Late last night we decided reluctantly to move on from Zell Am See, after the family in the campervan parked right at our nose had yet an other flaming argument amongst themselves. This morning, the guy was prowling about wearing a skull emblazoned gilet, and clearly his other two neighbours felt the same as us, since the lady from reception came and disconnected all three of our electric supplies at the same time.
It was a shame, since it was the most glorious morning in the Austrian Tyrol. I went for a quick walk along the path we had walked the previous evening, alongside the water meadows. This time, the view of the mountains was stupendous – and the slow-clad tops were clearly visible.
When I got bak to the van, Howard was well into packing up, as were the couple on the other side of the obnoxious bickering family. Just as we were all done, and ready to go, the evil eyed German guy summoned his family into his Big White, and they were away. The tension in the air immediately dissipated. If only we’d know they were leaving, and we would happily stayed another night, but we had already booked a hotel in Salzburg for the night. The other couple, on seeing that the ‘neighbours from hell’ had left, started unpacking their stuff again, clearly with the same sentiment as us.
But as it turned out, we had a lovely day. We headed the short distance into Bavaria in Germany, to a place Howard remembered staying with his parents fifty odd years ago. It was called Ramsau, and what a gem it was. The short drive there was sublime – with the most stunning alpine vistas. Somehow, our on board music, although set to ‘shuffle’, has a way of picking apt tunes to play as we drive. In the Julian Alps, and again in the Dolomites, it selected ‘Ain’t No Mountain High Enough’ by Diana Ross. Today, it was some very upbeat Rod Stewart, and Nelly Furtado ‘I’m Like A Bird’, which cheered us up immensely. As we drove into the village, which is situated near to Berchtesgaden (famous for being home to Hitler), the views of the mountains became magnificent. Driving along by the river, into the village, the view of the oft photographed church came into view. We took a few photos on the bridge. Howard, of course, was asked to take the now statutory photo for a Korean lady, who wished someone to take her photo with the view. Once more, I just chuckled to myself.
After a wander, we found a splendid cafe looking out over the mountains, for a late breakfast.
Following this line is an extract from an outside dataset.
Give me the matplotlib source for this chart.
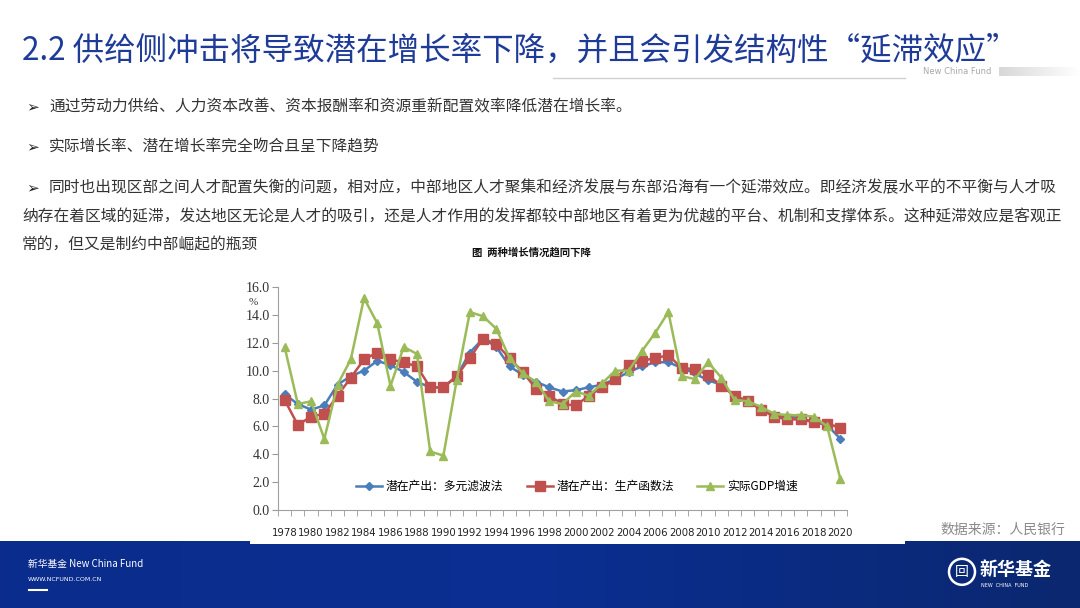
import matplotlib

matplotlib.use("Agg")
import matplotlib.pyplot as plt
import numpy as np
from matplotlib.colors import LinearSegmentedColormap
from matplotlib.patches import Rectangle, Ellipse

plt.rcParams["font.family"] = ["Noto Sans CJK SC", "DejaVu Sans"]

years = list(range(1978, 2021))
multi_filter = [8.3, 7.6, 7.2, 7.5, 9.0, 9.6, 10.0, 10.7, 10.4, 9.9, 9.2, 8.8, 8.8, 9.6, 11.3,
                12.3, 11.7, 10.3, 9.7, 9.2, 8.8, 8.5, 8.6, 8.8, 9.0, 9.4, 9.9, 10.3, 10.6, 10.6,
                10.2, 9.8, 9.3, 9.0, 8.2, 7.8, 7.3, 6.8, 6.7, 6.6, 6.3, 6.1, 5.1]
prod_func = [7.9, 6.1, 6.7, 6.9, 8.2, 9.5, 10.8, 11.3, 10.8, 10.6, 10.3, 8.8, 8.8, 9.6, 10.9,
             12.3, 11.9, 10.9, 9.9, 8.7, 8.2, 7.6, 7.5, 8.2, 8.8, 9.4, 10.4, 10.7, 10.9, 11.1,
             10.2, 10.1, 9.7, 8.9, 8.2, 7.8, 7.2, 6.7, 6.5, 6.5, 6.3, 6.2, 5.9]
real_gdp = [11.7, 7.6, 7.8, 5.1, 9.0, 10.8, 15.2, 13.4, 8.9, 11.7, 11.2, 4.2, 3.9, 9.3, 14.2,
            13.9, 13.0, 10.9, 9.8, 9.2, 7.8, 7.6, 8.5, 8.2, 9.1, 10.0, 10.0, 11.4, 12.7, 14.2,
            9.6, 9.4, 10.6, 9.5, 7.9, 7.8, 7.4, 6.9, 6.8, 6.8, 6.7, 6.0, 2.2]
series_names = ["潜在产出：多元滤波法", "潜在产出：生产函数法", "实际GDP增速"]
y_ticks = [0, 2, 4, 6, 8, 10, 12, 14, 16]

W, H = 1080, 608
fig = plt.figure(figsize=(W / 100, H / 100), dpi=100)
fig.patch.set_facecolor("white")


def fx(px):
    return px / W


def fy(py):
    return 1 - py / H


# ---- title block ----
title_blue = "#1f3b98"
fig.text(fx(22), fy(51), "2.2 供给侧冲击将导致潜在增长率下降，并且会引发结构性“延滞效应”",
         fontsize=22.7, color=title_blue, va="center", ha="left")
fig.add_artist(plt.Line2D([fx(553), fx(905)], [fy(78), fy(78)], color="#d0d0d0", lw=1))
fig.text(fx(923), fy(72), "New China Fund", fontsize=6, color="#a8a8a8", va="center",
         family=["DejaVu Sans"])
grad_ax = fig.add_axes([fx(999), fy(76), fx(81), 9 / H])
grad_ax.imshow(np.linspace(0, 1, 100)[None, :],
               cmap=LinearSegmentedColormap.from_list("bar", ["#d8d8d8", "#ffffff"]),
               aspect="auto", extent=(0, 1, 0, 1))
grad_ax.axis("off")

# ---- bullet text ----
txt_color = "#333333"
bullet_lines = [
    (107, True, "通过劳动力供给、人力资本改善、资本报酬率和资源重新配置效率降低潜在增长率。"),
    (147, True, "实际增长率、潜在增长率完全吻合且呈下降趋势"),
    (188, True, "同时也出现区部之间人才配置失衡的问题，相对应，中部地区人才聚集和经济发展与东部沿海有一个延滞效应。即经济发展水平的不平衡与人才吸"),
    (217, False, "纳存在着区域的延滞，发达地区无论是人才的吸引，还是人才作用的发挥都较中部地区有着更为优越的平台、机制和支撑体系。这种延滞效应是客观正"),
    (245, False, "常的，但又是制约中部崛起的瓶颈"),
]
for y, has_bullet, line in bullet_lines:
    if has_bullet:
        fig.text(fx(26), fy(y), "➢", fontsize=11, color="#222222", va="center",
                 family=["DejaVu Sans"])
        fig.text(fx(49), fy(y), line, fontsize=11.3, color=txt_color, va="center")
    else:
        fig.text(fx(22), fy(y), line, fontsize=11.3, color=txt_color, va="center")

fig.text(fx(531), fy(252), "图  两种增长情况趋同下降", fontsize=7.5, fontweight="bold",
         color="#111111", ha="center", va="center")

# ---- chart ----
ax = fig.add_axes([fx(278), fy(510), fx(847 - 278), (510 - 287) / H])
x = np.arange(len(years))
ax.plot(x, multi_filter, color="#4a7ebb", lw=1.8, marker="D", ms=4.5,
        label=series_names[0], zorder=3)
ax.plot(x, prod_func, color="#c0504d", lw=1.8, marker="s", ms=6.5,
        label=series_names[1], zorder=4)
ax.plot(x, real_gdp, color="#9bbb59", lw=1.8, marker="^", ms=6,
        label=series_names[2], zorder=5)

ax.set_xlim(-0.5, len(years) - 0.5)
ax.set_ylim(0, 16)
ax.set_yticks(y_ticks)
ax.set_yticklabels([f"{v:.1f}" for v in y_ticks], family=["Liberation Serif"],
                   fontsize=10, color="#333333")
ax.set_xticks(x[::2])
ax.set_xticklabels([str(v) for v in years[::2]], family=["Liberation Sans Narrow", "DejaVu Sans"],
                   fontsize=7.3, color="#222222")
ax.set_xticks(np.arange(-0.5, len(years)), minor=True)
ax.tick_params(axis="x", which="major", length=0, pad=13)
ax.tick_params(axis="x", which="minor", length=4, direction="out", color="#999999")
ax.tick_params(axis="y", length=4, direction="out", color="#999999", pad=2)
for s in ["top", "right"]:
    ax.spines[s].set_visible(False)
for s in ["left", "bottom"]:
    ax.spines[s].set_color("#a0a0a0")
ax.text(-0.035, 0.93, "%", transform=ax.transAxes, fontsize=8, ha="right", va="center",
        family=["Liberation Serif"], color="#333333")
ax.legend(loc="lower center", bbox_to_anchor=(0.525, 0.03), ncol=3, frameon=False,
          fontsize=8.5, handlelength=2.2, columnspacing=2.0, handletextpad=0.3)

fig.text(fx(940), fy(530), "数据来源：人民银行", fontsize=10, color="#8a8a8a", va="center")

# ---- footer band ----
foot_h = 67
foot_ax = fig.add_axes([0, 0, 1, foot_h / H])
grad = np.linspace(0, 1, 256)[None, :]
foot_ax.imshow(grad, cmap=LinearSegmentedColormap.from_list(
    "band", ["#0b2c8c", "#0a2f92", "#0a276f"]), aspect="auto", extent=(0, 1, 0, 1))
foot_ax.set_xlim(0, 1)
foot_ax.set_ylim(0, 1)
foot_ax.axis("off")
foot_ax.add_patch(Rectangle((250 / W, 0.955), (905 - 250) / W, 0.06, color="white", lw=0))
foot_ax.text(28 / W, 0.65, "新华基金 New China Fund", fontsize=7, color="white",
             style="italic", va="center")
foot_ax.text(28 / W, 0.42, "WWW.NCFUND.COM.CN", fontsize=4.5, color="white", va="center",
             family=["DejaVu Sans"])
foot_ax.plot([29 / W, 47 / W], [0.27, 0.27], color="white", lw=1.5)
foot_ax.add_patch(Ellipse((962 / W, 0.54), 26 / W, 26 / foot_h, fill=False,
                          ec="white", lw=1.8))
foot_ax.text(962 / W, 0.54, "回", fontsize=10, color="white", ha="center", va="center")
foot_ax.text(980 / W, 0.58, "新华基金", fontsize=13, color="white", fontweight="bold",
             va="center")
foot_ax.text(981 / W, 0.34, "NEW  CHINA  FUND", fontsize=3.5, color="white", va="center",
             family=["DejaVu Sans"])

fig.savefig("out.png", dpi=100)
There is something very decadent about having your breakfast at one o’clock in the afternoon – but I must say, it was quite delicious.
We then made our way into Salzburg, which only took us half an hour or so. We found our hotel (with a very red interior!), and quickly set off to explore the city. I was gutted that I had missed the ‘The Sound of Music’ tour by half an hour, since I am a huge fan of the film. Howard, on the other hand, was clearly delighted, although he faked some moderate disappointment just to show willing.
Salzburg as a city is pretty compact. Our first stop was the home of Mozart, easily spotted by the huge numbers of people taking photos of the building. I was rather saddened to see that the ground floor has now been turned into a ‘Spar’ shop! We made our way to the Dom, the cathedral in the centre of the old town, then wandered around some of the back streets. We found ourselves in the square where the Naxis had taken away Captain Von Trapp in the film. We also found a Monastery and graveyard that bore a very strong resemblance to where the Von Trapp family hid from the Naxis, although Howard read later that it was filmed in a Hollywood set based on this location.
We finished our trip by taking a ride up to the Castle in the funicular. At the top, we sat on the terrace, enjoying the view over the city, and had a drink. Then it was back to the hotel, to be dazzled by the so very red decor!
So in the end, it has been a good day. I am glad to have seen Salzburg, but I think it is beaten hands down by the alpine scenery that surrounds it. In particular, I think the mountains as we drove through this small corner of Bavaria were just amazing – and definitely somewhere that I would recommend. Howard is just delighted that he isn’t the only person in Salzburg wearing a cork hat!